Investire nelle grandi opere unica ricetta per il rilancio

La strada per i neoministri Zanonato e Lupi è segnata: adesso lo Stato deve finanziare nuove infrastrutture, sfruttando i project bond ideati da Passera

Investire nelle grandi opere unica ricetta per il rilancio

Nel nuovo governo, il compito maggiore competeranno al ministro dello Sviluppo Flavio Zanonato e al ministro delle Infrastrutture Maurizio Lupi per la ripresa della crescita. Questo è il momento buono per rilanciare le infrastrutture e il credito agevolato per gli investimenti. Però c'è un ingorgo. Da un lato, come ha rilevato Nicola Porro ieri, l'onda di piena della liquidità mondiale sta inondano i mercati, a causa della espansione monetaria del Giappone e degli Usa. Gli investitori sono alla ricerca di impieghi per il denaro che prendono a bassissimi tassi. Però Moody's, due giorni fa ha degradato la nostra prospettiva economica nel 2013, stimando che la recessione non sarà dell'1%, ma dell'1,8%.
Il mondo gronda di liquidità, ma la nostra economia reale non se ne abbevera, ne è tagliata fuori, a causa del fatto che le nostre banche hanno bassi parametri patrimoniali, quindi non possono prestare denaro oltre un certo quantum. Ma c'è anche il fatto che investire adesso appare rischioso. Della liquidità mondiale che è alla ricerca di investimento, in Italia per ora ne approfitta solo il Tesoro che piazza i Bot a sei mesi al tasso dello 0,5, un minimo storico, con una vendita di titoli per 8 miliardi, mentre la domanda era di 11. Questo eccesso di domanda a un tasso basso, mostra che c'è denaro sia per il Tesoro, che per l'economia.
Il mercato non si riprende da sé. È tramortito dalle tasse, in particolare le minipatrimoniale sulle case, che ha impaurito le famiglie e depresso il mercato edilizio. Uno sgravio per la prima casa può ridare mezzi e fiducia alle famiglie. Ma occorre una spinta aggiuntiva all'investimento, per risalire la china, data la depressione in cui siamo caduti. La via maestra c'è. Consiste nel rilancio delle infrastrutture e dell'edilizia, una ricetta tradizionale. Questo rilancio lo avevano anche chiesto la Bce e la Commissione europea nel 2011 e ci stava lavorando il ministro dello Sviluppo Romani, del governo Berlusconi.

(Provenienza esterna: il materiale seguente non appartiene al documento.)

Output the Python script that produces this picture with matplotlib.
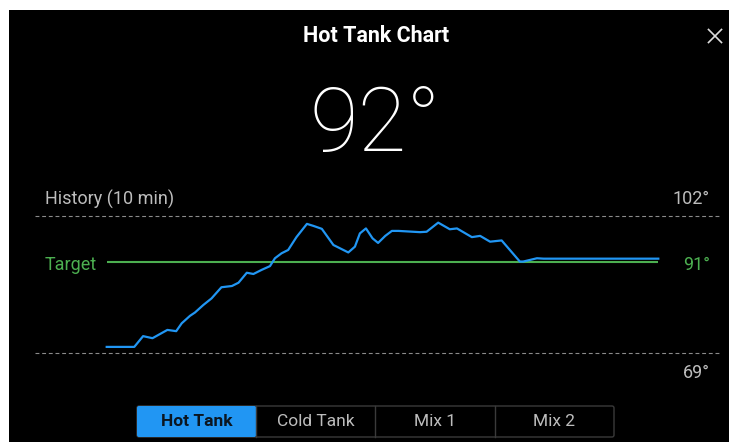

Poi nel governo Monti ci ha lavorato il ministro dello Sviluppo Passera, che ha emanato un decreto che, secondo le valutazioni fatte lo scorso anno, dovrebbe mettere in moto 80 miliardi di opere. Ma ciò non accade. Bisogna essere più concreti, di ciò che è stato fatto con tale testo pubblicato dalla Gazzetta Ufficiale. Un punto fondamentale, da recuperare, che c'era nella bozza di decreto Romani era quello dello snellimento delle procedure delle pubbliche amministrazioni per attuare le opere e delle autorizzazioni di cui si debbono dotare le imprese per realizzare le proprie iniziative. Questo, più in generale, è uno 8 punti del programma Pdl. Nel testo del decreto Passera, che in parte è un libro dei sogni, c'è però uno strumento importante che è il momento di attivare, i cosiddetti «project bond». Ossia obbligazioni emesse per finanziare progetti di infrastrutture, che sono collegati al loro ricavo, ma sono assistiti da una garanzia da parte di un altro operatore (privato o pubblico). Essi dovrebbero essere utilizzabili anche per opere già in essere, che si sono arenate o stentano a partire. Bisogna, comunque, adoperare anche altri mezzi, per ridurre al minimo l'esborso sul bilancio pubblico e attivare la massimo il finanziamento di mercato, come la partnership pubblica e privata, e l'investimento privato a cui l'ente pubblico garantisce un canone annuo, diventando, dopo 30 anni proprietario dell'opera.
L'autobus della liquidità finanziaria internazionale sta passando ora e bisogna salirci in tempo. Il governo non può stare a guardare.

In particolare, il ministro dell'Economia Fabrizio Saccomanni dovrà coadiuvare quello dello Sviluppo, trovando, nel bilancio, le risorse pubbliche per il rilancio degli investimenti, ma soprattutto mobilitando gli strumenti di finanziamento di mercato che ha e che sono cospicui, ma male utilizzati, come la Cassa depositi e prestiti e le sue società, che possono far prestiti raccogliendo i soldi sul mercato, senza generare debito pubblico, perché non fanno parte dell'operatore «governo».